SUPPLIED DATA:
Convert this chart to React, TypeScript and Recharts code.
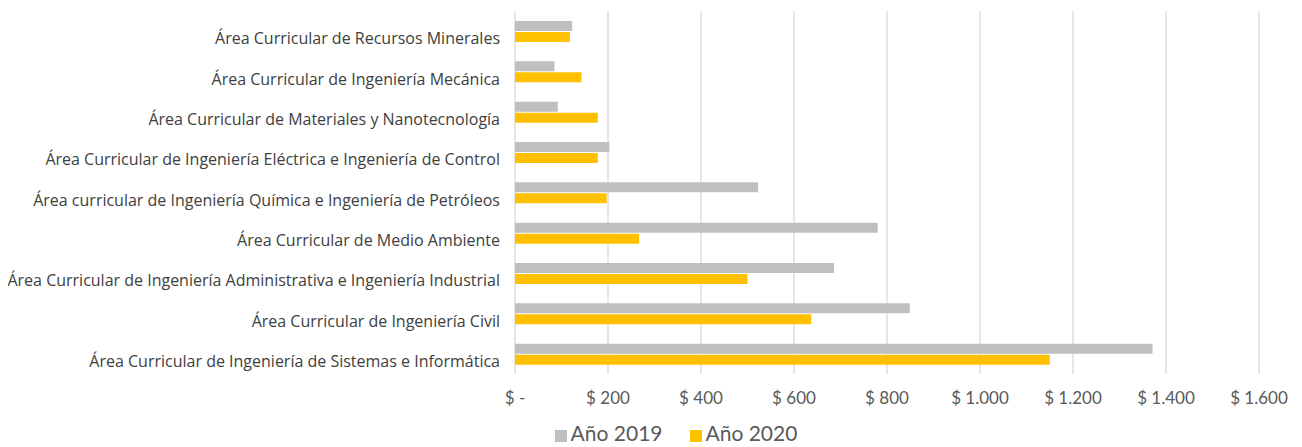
import React from "react";
import { BarChart, Bar, XAxis, YAxis, CartesianGrid, Legend } from "recharts";

const categories = [
  "Área Curricular de Recursos Minerales",
  "Área Curricular de Ingeniería Mecánica",
  "Área Curricular de Materiales y Nanotecnología",
  "Área Curricular de Ingeniería Eléctrica e Ingeniería de Control",
  "Área curricular de Ingeniería Química e Ingeniería de Petróleos",
  "Área Curricular de Medio Ambiente",
  "Área Curricular de Ingeniería Administrativa e Ingeniería Industrial",
  "Área Curricular de Ingeniería Civil",
  "Área Curricular de Ingeniería de Sistemas e Informática",
];

const values2019 = [123, 85, 92, 203, 523, 780, 686, 849, 1371];
const values2020 = [118, 143, 178, 178, 197, 267, 500, 637, 1150];

const xTicks = [0, 200, 400, 600, 800, 1000, 1200, 1400, 1600];

const data = categories.map((name, i) => ({
  name,
  y2019: values2019[i],
  y2020: values2020[i],
}));

const fmt = (v: number) =>
  v === 0 ? "$ -" : "$ " + v.toString().replace(/\B(?=(\d{3})+(?!\d))/g, ".");

const FONT = "Lato, 'Open Sans', sans-serif";
const LABEL_FONT = "'Open Sans', Lato, sans-serif";

const CategoryTick = (props: any) => {
  const { x, y, payload } = props;
  return (
    <text
      x={x}
      y={y}
      dy={13}
      textAnchor="end"
      fill="#404040"
      fontSize={16}
      fontFamily={LABEL_FONT}
    >
      {payload.value}
    </text>
  );
};

export default function App() {
  return (
    <div style={{ width: 1286, height: 439, fontFamily: FONT }}>
      <BarChart
        width={1286}
        height={439}
        data={data}
        layout="vertical"
        margin={{ top: 3, right: 35, left: 0, bottom: 2 }}
        barSize={10}
        barGap={1}
      >
        <CartesianGrid horizontal={false} stroke="#d9d9d9" strokeWidth={1.3} />
        <XAxis
          type="number"
          domain={[0, 1600]}
          ticks={xTicks}
          tickFormatter={fmt}
          axisLine={false}
          tickLine={false}
          interval={0}
          height={36}
          tickMargin={12}
          tick={{ fill: "#595959", fontSize: 17, fontFamily: FONT }}
        />
        <YAxis
          type="category"
          dataKey="name"
          width={507}
          axisLine={false}
          tickLine={false}
          tickSize={13}
          tickMargin={2}
          interval={0}
          tick={<CategoryTick />}
        />
        <Legend
          verticalAlign="bottom"
          align="center"
          iconType="square"
          iconSize={12}
          wrapperStyle={{
            fontSize: 21,
            color: "#595959",
            fontFamily: FONT,
            paddingLeft: 56,
            paddingTop: 10,
          }}
          formatter={(value: string) => (
            <span style={{ color: "#595959", marginRight: 17 }}>{value}</span>
          )}
        />
        <Bar dataKey="y2019" name="Año 2019" fill="#bfbfbf" isAnimationActive={false} />
        <Bar dataKey="y2020" name="Año 2020" fill="#ffc000" isAnimationActive={false} />
      </BarChart>
    </div>
  );
}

DIRECTIONS FOR THIS TASK: Transcribe the material as is, with images omitted.

RESULT OF THE TASK:
Convert this chart to React, TypeScript and Recharts code.
import React from "react";
import { BarChart, Bar, XAxis, YAxis, CartesianGrid, Legend } from "recharts";

const categories = [
  "Área Curricular de Recursos Minerales",
  "Área Curricular de Ingeniería Mecánica",
  "Área Curricular de Materiales y Nanotecnología",
  "Área Curricular de Ingeniería Eléctrica e Ingeniería de Control",
  "Área curricular de Ingeniería Química e Ingeniería de Petróleos",
  "Área Curricular de Medio Ambiente",
  "Área Curricular de Ingeniería Administrativa e Ingeniería Industrial",
  "Área Curricular de Ingeniería Civil",
  "Área Curricular de Ingeniería de Sistemas e Informática",
];

const values2019 = [123, 85, 92, 203, 523, 780, 686, 849, 1371];
const values2020 = [118, 143, 178, 178, 197, 267, 500, 637, 1150];

const xTicks = [0, 200, 400, 600, 800, 1000, 1200, 1400, 1600];

const data = categories.map((name, i) => ({
  name,
  y2019: values2019[i],
  y2020: values2020[i],
}));

const fmt = (v: number) =>
  v === 0 ? "$ -" : "$ " + v.toString().replace(/\B(?=(\d{3})+(?!\d))/g, ".");

const FONT = "Lato, 'Open Sans', sans-serif";
const LABEL_FONT = "'Open Sans', Lato, sans-serif";

const CategoryTick = (props: any) => {
  const { x, y, payload } = props;
  return (
    <text
      x={x}
      y={y}
      dy={13}
      textAnchor="end"
      fill="#404040"
      fontSize={16}
      fontFamily={LABEL_FONT}
    >
      {payload.value}
    </text>
  );
};

export default function App() {
  return (
    <div style={{ width: 1286, height: 439, fontFamily: FONT }}>
      <BarChart
        width={1286}
        height={439}
        data={data}
        layout="vertical"
        margin={{ top: 3, right: 35, left: 0, bottom: 2 }}
        barSize={10}
        barGap={1}
      >
        <CartesianGrid horizontal={false} stroke="#d9d9d9" strokeWidth={1.3} />
        <XAxis
          type="number"
          domain={[0, 1600]}
          ticks={xTicks}
          tickFormatter={fmt}
          axisLine={false}
          tickLine={false}
          interval={0}
          height={36}
          tickMargin={12}
          tick={{ fill: "#595959", fontSize: 17, fontFamily: FONT }}
        />
        <YAxis
          type="category"
          dataKey="name"
          width={507}
          axisLine={false}
          tickLine={false}
          tickSize={13}
          tickMargin={2}
          interval={0}
          tick={<CategoryTick />}
        />
        <Legend
          verticalAlign="bottom"
          align="center"
          iconType="square"
          iconSize={12}
          wrapperStyle={{
            fontSize: 21,
            color: "#595959",
            fontFamily: FONT,
            paddingLeft: 56,
            paddingTop: 10,
          }}
          formatter={(value: string) => (
            <span style={{ color: "#595959", marginRight: 17 }}>{value}</span>
          )}
        />
        <Bar dataKey="y2019" name="Año 2019" fill="#bfbfbf" isAnimationActive={false} />
        <Bar dataKey="y2020" name="Año 2020" fill="#ffc000" isAnimationActive={false} />
      </BarChart>
    </div>
  );
}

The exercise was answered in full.